炭化ケイ素(SiC)は、その卓越した硬度、耐熱性、そして半導体特性によって高く評価されている産業用材料です。しかし「SiCは電気の良導体なのか?」という疑問がよく挙がります。その答えは、原料としての研磨材形態で使用されるのか、あるいは電子部品として工学的に設計された形態で使用されるのかによって異なります。本記事では、炭化ケイ素の電気伝導性とその産業用途を解説します。
半導体としての炭化ケイ素
炭化ケイ素はワイドバンドギャップ半導体に分類されます。

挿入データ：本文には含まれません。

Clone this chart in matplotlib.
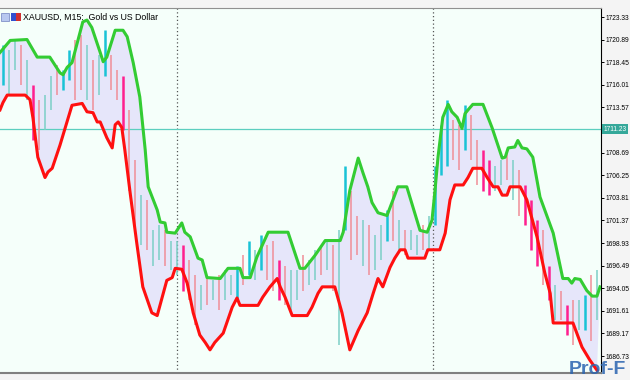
#!/usr/bin/env python3
"""
XAUUSD M15 通道图 (MetaTrader 风格)
"""

import numpy as np
import matplotlib
matplotlib.use('Agg')
import matplotlib.pyplot as plt
from matplotlib.patches import Rectangle

plt.rcParams['font.family'] = ['Liberation Sans', 'DejaVu Sans']

# ---- 数据 ----
title_text = 'XAUUSD, M15:  Gold vs US Dollar'
last_price = 1711.23
tick_vals = [1723.33, 1720.89, 1718.45, 1716.01, 1713.57, 1708.69, 1706.25,
             1703.81, 1701.37, 1698.93, 1696.49, 1694.05, 1691.61, 1689.17, 1686.73]
session_breaks = [29.0, 71.7]

# K线 (每根的最高/最低, 方向: u=涨 d=跌, 大写=高亮)
bar_high = [1720.3, 1719.8, 1720.8, 1720.3, 1718.7, 1716.0, 1714.4, 1714.9, 1717.0, 1718.1,
            1717.6, 1719.8, 1720.8, 1721.4, 1720.3, 1718.7, 1719.2, 1721.9, 1719.2, 1717.6,
            1717.0, 1713.3, 1707.9, 1704.1, 1703.6, 1700.3, 1700.9, 1700.3, 1699.2, 1699.2,
            1698.7, 1697.1, 1695.5, 1694.4, 1695.5, 1694.9, 1695.5, 1696.0, 1695.5, 1696.5,
            1697.6, 1699.2, 1698.2, 1699.8, 1698.7, 1699.2, 1697.1, 1696.5, 1696.0, 1696.0,
            1697.6, 1697.1, 1698.2, 1698.7, 1699.2, 1698.7, 1700.3, 1707.3, 1704.6, 1701.9,
            1701.4, 1700.9, 1699.8, 1700.9, 1702.5, 1704.6, 1701.4, 1700.3, 1700.3, 1699.8,
            1700.9, 1701.9, 1707.3, 1711.7, 1714.4, 1712.2, 1711.7, 1713.8, 1712.7, 1710.0,
            1709.0, 1707.9, 1707.3, 1707.9, 1709.0, 1707.9, 1706.8, 1705.2, 1703.6, 1701.4,
            1700.3, 1696.5, 1694.4, 1693.8, 1692.2, 1692.8, 1692.8, 1693.3, 1695.5, 1696.0]
bar_low = [1716.0, 1714.9, 1717.6, 1716.0, 1714.4, 1710.0, 1709.0, 1711.1, 1713.3, 1714.9,
           1715.4, 1716.5, 1714.4, 1715.4, 1714.4, 1713.3, 1714.9, 1717.0, 1715.4, 1714.4,
           1711.1, 1704.6, 1700.3, 1698.7, 1698.2, 1696.5, 1697.1, 1696.5, 1696.0, 1695.5,
           1693.8, 1692.8, 1690.1, 1691.7, 1692.2, 1692.8, 1691.7, 1692.8, 1693.3, 1692.8,
           1694.4, 1695.5, 1694.9, 1696.0, 1694.9, 1693.8, 1692.8, 1692.2, 1691.7, 1692.8,
           1693.8, 1694.4, 1694.9, 1695.5, 1696.0, 1693.8, 1687.9, 1700.3, 1697.1, 1697.6,
           1696.5, 1695.5, 1696.0, 1697.1, 1699.2, 1699.2, 1698.2, 1697.6, 1698.2, 1697.6,
           1698.2, 1698.2, 1700.9, 1706.3, 1707.3, 1707.9, 1706.8, 1709.0, 1707.9, 1705.2,
           1704.6, 1704.1, 1704.6, 1705.2, 1705.7, 1703.6, 1701.9, 1700.9, 1698.2, 1696.5,
           1694.4, 1692.8, 1690.6, 1690.6, 1689.0, 1687.9, 1689.5, 1689.5, 1688.4, 1690.6]
bar_dir = ('UuuduDduud' 'UUdduduUdd' 'Ddduduuduu' 'DddududuuU' 'dUuUddDduu'
           'duududuUdd' 'uduuUduduu' 'duUUUddUdd' 'DDuududDDD' 'dDudDduUdu')

# 上轨 (绿)
upper_x = [-0.5, 1.2, 4.0, 5.7, 7.0, 7.8, 8.3, 9.5, 10.0, 10.7, 11.5, 13.3, 14.0, 14.8,
           16.2, 16.7, 17.3, 18.7, 20.0, 20.7, 21.7, 22.8, 23.7, 24.2, 25.7, 26.2, 27.0,
           27.3, 28.7, 29.8, 30.3, 31.2, 32.5, 33.2, 34.0, 36.2, 37.5, 39.5, 40.0, 41.2,
           42.3, 44.2, 47.5, 49.5, 50.3, 52.0, 53.7, 56.2, 56.7, 57.8, 59.2, 60.0, 60.8,
           61.5, 62.5, 64.0, 65.0, 65.8, 67.3, 69.5, 70.7, 71.5, 72.0, 72.5, 73.3, 74.2,
           74.8, 75.7, 76.5, 77.0, 77.5, 78.3, 80.0, 81.5, 83.2, 83.7, 84.2, 85.3, 85.8,
           86.5, 87.3, 88.3, 89.5, 91.7, 93.3, 94.2, 94.8, 95.3, 96.2, 97.3, 98.2, 99.0, 99.5]
upper_y = [1719.5, 1720.8, 1720.9, 1719.0, 1719.0, 1719.0, 1718.5, 1717.3, 1717.1, 1717.9,
           1718.4, 1722.8, 1723.0, 1722.2, 1719.5, 1718.5, 1719.0, 1721.9, 1721.9, 1721.2,
           1718.4, 1714.7, 1709.0, 1705.0, 1702.5, 1701.2, 1701.1, 1700.1, 1700.0, 1701.1,
           1700.1, 1699.6, 1697.3, 1697.1, 1695.2, 1695.1, 1696.2, 1696.2, 1695.2, 1695.2,
           1697.4, 1700.1, 1700.1, 1696.2, 1696.2, 1697.6, 1699.2, 1699.2, 1700.1, 1704.6,
           1708.1, 1706.5, 1705.0, 1703.3, 1702.2, 1701.9, 1703.6, 1705.0, 1705.0, 1700.3,
           1700.1, 1701.4, 1704.6, 1708.2, 1712.5, 1713.9, 1713.1, 1712.5, 1711.3, 1712.9,
           1713.3, 1713.9, 1713.9, 1711.4, 1708.1, 1708.2, 1709.2, 1709.3, 1710.0, 1709.2,
           1709.1, 1708.2, 1703.9, 1700.0, 1695.1, 1695.1, 1694.6, 1695.1, 1695.0, 1693.8,
           1693.2, 1693.2, 1694.2]

# 下轨 (红)
lower_x = [-0.5, 0.0, 0.7, 3.7, 4.5, 5.0, 5.8, 7.0, 7.5, 8.2, 9.5, 11.5, 13.2, 14.0, 15.0,
           15.7, 16.2, 17.3, 18.2, 18.7, 19.2, 19.8, 20.3, 21.2, 22.3, 23.3, 24.8, 25.7,
           27.3, 28.2, 28.7, 29.8, 30.7, 31.7, 32.8, 33.7, 34.5, 35.3, 36.7, 38.2, 39.0,
           39.5, 42.5, 43.3, 44.5, 45.7, 46.2, 47.0, 48.2, 50.7, 51.5, 52.5, 53.2, 55.3,
           56.5, 57.8, 59.2, 60.7, 61.7, 62.5, 63.3, 64.5, 65.3, 66.2, 67.0, 67.5, 70.3,
           70.8, 72.8, 73.7, 74.5, 75.3, 76.7, 77.5, 78.3, 79.8, 80.7, 81.7, 82.5, 83.2,
           84.0, 84.5, 86.2, 87.3, 89.0, 90.3, 91.2, 91.7, 95.0, 96.5, 97.8, 99.0]
lower_y = [1713.3, 1714.1, 1714.9, 1714.9, 1714.4, 1712.4, 1708.2, 1706.0, 1706.6, 1707.0,
           1709.5, 1713.8, 1714.0, 1713.1, 1713.0, 1712.0, 1712.0, 1710.3, 1709.2, 1711.7,
           1712.0, 1711.4, 1709.0, 1704.3, 1698.9, 1694.2, 1691.4, 1691.1, 1694.9, 1695.2,
           1696.2, 1696.1, 1694.6, 1691.4, 1689.0, 1688.2, 1687.4, 1688.2, 1689.2, 1692.0,
           1693.0, 1692.2, 1692.2, 1693.1, 1694.2, 1695.1, 1694.2, 1693.1, 1691.1, 1691.1,
           1692.0, 1693.5, 1694.2, 1694.2, 1691.4, 1687.4, 1689.5, 1691.4, 1693.5, 1695.1,
           1694.2, 1696.3, 1697.3, 1698.2, 1698.2, 1697.3, 1697.3, 1698.2, 1698.2, 1700.0,
           1703.6, 1705.2, 1705.2, 1706.0, 1707.0, 1707.0, 1706.0, 1705.0, 1705.0, 1704.1,
           1704.1, 1705.0, 1705.0, 1703.6, 1699.6, 1695.7, 1693.5, 1690.3, 1690.3, 1687.7,
           1686.3, 1685.2]

# ---- 样式 ----
BG = '#f5fffa'
UP_C = {'u': '#7ccfc6', 'U': '#19c3d6'}
DN_C = {'d': '#f08e98', 'D': '#ff1f8f'}


def main():
    fig = plt.figure(figsize=(6.3, 3.8), dpi=100)
    fig.patch.set_facecolor('#f4f4f4')
    ax = fig.add_axes([0.0, 0.0184, 0.954, 0.9605])
    ax.set_facecolor(BG)

    # 通道填充
    poly_x = np.concatenate([upper_x, lower_x[::-1]])
    poly_y = np.concatenate([upper_y, lower_y[::-1]])
    ax.fill(poly_x, poly_y, color='#e6e6fa', lw=0, zorder=1)

    # 分隔线
    for sx in session_breaks:
        ax.axvline(sx, color='#555555', lw=0.9, ls=(0, (1, 2)), zorder=2)

    # K线
    bar_x = np.arange(len(bar_high))
    for x, h, l, d in zip(bar_x, bar_high, bar_low, bar_dir):
        c = UP_C.get(d) or DN_C.get(d)
        lw = 1.8 if d.isupper() else 1.1
        ax.vlines(x, l, h, colors=c, linewidth=lw, zorder=3)

    # 当前价格线
    ax.axhline(last_price, color='#5ccfbf', lw=0.9, zorder=2)

    ax.plot(upper_x, upper_y, color='#33cc33', lw=2.2, zorder=4,
            solid_joinstyle='round')
    ax.plot(lower_x, lower_y, color='#ff1010', lw=2.2, zorder=4,
            solid_joinstyle='round')

    ax.set_xlim(-0.5, 99.67)
    ax.set_ylim(1684.9, 1724.3)

    ax.set_xticks([])
    ax.yaxis.tick_right()
    ax.set_yticks(tick_vals)
    ax.set_yticklabels([f'{v:.2f}' for v in tick_vals], fontsize=4.8)
    ax.tick_params(axis='y', direction='out', length=2.5, width=0.7, pad=1.0,
                   colors='black')

    ax.spines['left'].set_visible(False)
    ax.spines['right'].set_color('black')
    ax.spines['right'].set_linewidth(0.8)
    ax.spines['top'].set_color('#909090')
    ax.spines['bottom'].set_color('#808080')
    ax.spines['bottom'].set_linewidth(1.5)

    # 当前价格标签
    ax.text(1.004, last_price, f'{last_price:.2f}', transform=ax.get_yaxis_transform(),
            fontsize=4.8, color='white', va='center', ha='left',
            bbox=dict(boxstyle='square,pad=0.2', fc='#35a89a', ec='none'))

    # 标题
    fig.add_artist(Rectangle((0.002, 0.944), 0.012, 0.022, transform=fig.transFigure,
                             fc='#b8c8f0', ec='#7080c0', lw=0.5))
    fig.add_artist(Rectangle((0.017, 0.944), 0.008, 0.022, transform=fig.transFigure,
                             fc='#3050d0', ec='none'))
    fig.add_artist(Rectangle((0.026, 0.944), 0.008, 0.022, transform=fig.transFigure,
                             fc='#d03030', ec='none'))
    fig.text(0.037, 0.955, title_text, fontsize=6.3, va='center', ha='left')

    # 水印
    fig.text(0.903, 0.004, 'Prof-F', fontsize=14, fontweight='bold',
             color='#2a64b0', alpha=0.85, ha='left', va='bottom')

    fig.savefig('out.png', dpi=100, facecolor=fig.get_facecolor())
    print('已生成: out.png')


if __name__ == '__main__':
    main()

これは金属よりも電気抵抗が高いものの、特定条件下では電気を伝導できるという意味です。金属のように自由電子の流れをそのまま許すわけではありませんが、適切なドーピング(不純物の添加)によって効率的な導電体となり、とくに高温・高電圧環境で優れた性能を発揮します。

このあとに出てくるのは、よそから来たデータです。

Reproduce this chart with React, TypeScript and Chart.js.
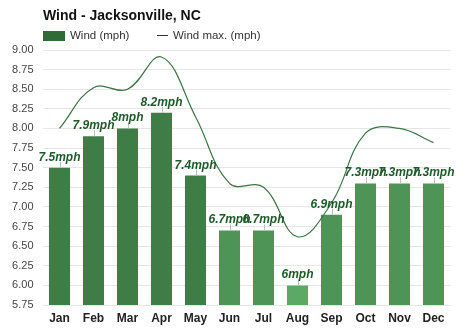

- バンドギャップ: 約3.2 eV(シリコンは1.1 eV)
- 結晶構造: 六方晶(4H, 6H)または立方晶(3C)多形
- 絶縁破壊電圧: シリコンの最大10倍
パワーエレクトロニクスで重要な理由
電子産業において、炭化ケイ素はその電気的特性から高く評価されています。代表的な用途は以下の通りです:
- ショットキーダイオード
- MOSFET(メタル・オキシド・半導体電界効果トランジスタ)
- EV、太陽光インバータ、航空宇宙システム向けのパワーモジュール
これらのデバイスは、高周波・高温条件下で従来のシリコン部品よりも優れた性能を示し、省エネ化や小型化を進めるうえで不可欠な存在となっています。
原料SiC(研磨材など)の導電性
焼結体や研磨材としての原料形態では、炭化ケイ素は電気伝導性の低い材料であり、セラミックスに近い性質を示します。しかし、特に高温下では一定の導電性を持ちます。このため、一部の加熱素子(例:炉用SiC発熱体)に利用されています。
SiC研磨材の電気抵抗率:
- 室温: 約10⁵ ~ 10⁸ Ω·cm(非常に高い抵抗値)
- 高温(約1000℃): 導電性が大幅に向上
したがって、原料SiCは銅やアルミのような「良導体」ではありませんが、高温環境での中程度の導電性を活かして、窯炉部材、発熱体、静電気拡散材料などに応用されています。
比較表:SiCとその他導電材料
| 材料 | 電気伝導性 | 代表的な用途 |
|---|---|---|
| 銅 | 非常に高い | 配線、導体 |
| シリコン | 中程度(半導体) | 一般的な電子部品 |
| 炭化ケイ素 | 低~中程度(ワイドバンドギャップ) | 高電力電子部品、研磨材 |
| 酸化アルミニウム | 非常に低い(絶縁体) | セラミックス、絶縁材 |
結論
炭化ケイ素は伝統的な意味での「良導体」ではありません。しかし、半導体として高電圧・高温環境においてシリコンを凌駕する性能を持ちます。一方、研磨材などの原料形態では導電性は限定的ですが、高温下での適度な伝導性を利用して加熱素子や静電気対策用途に応用されています。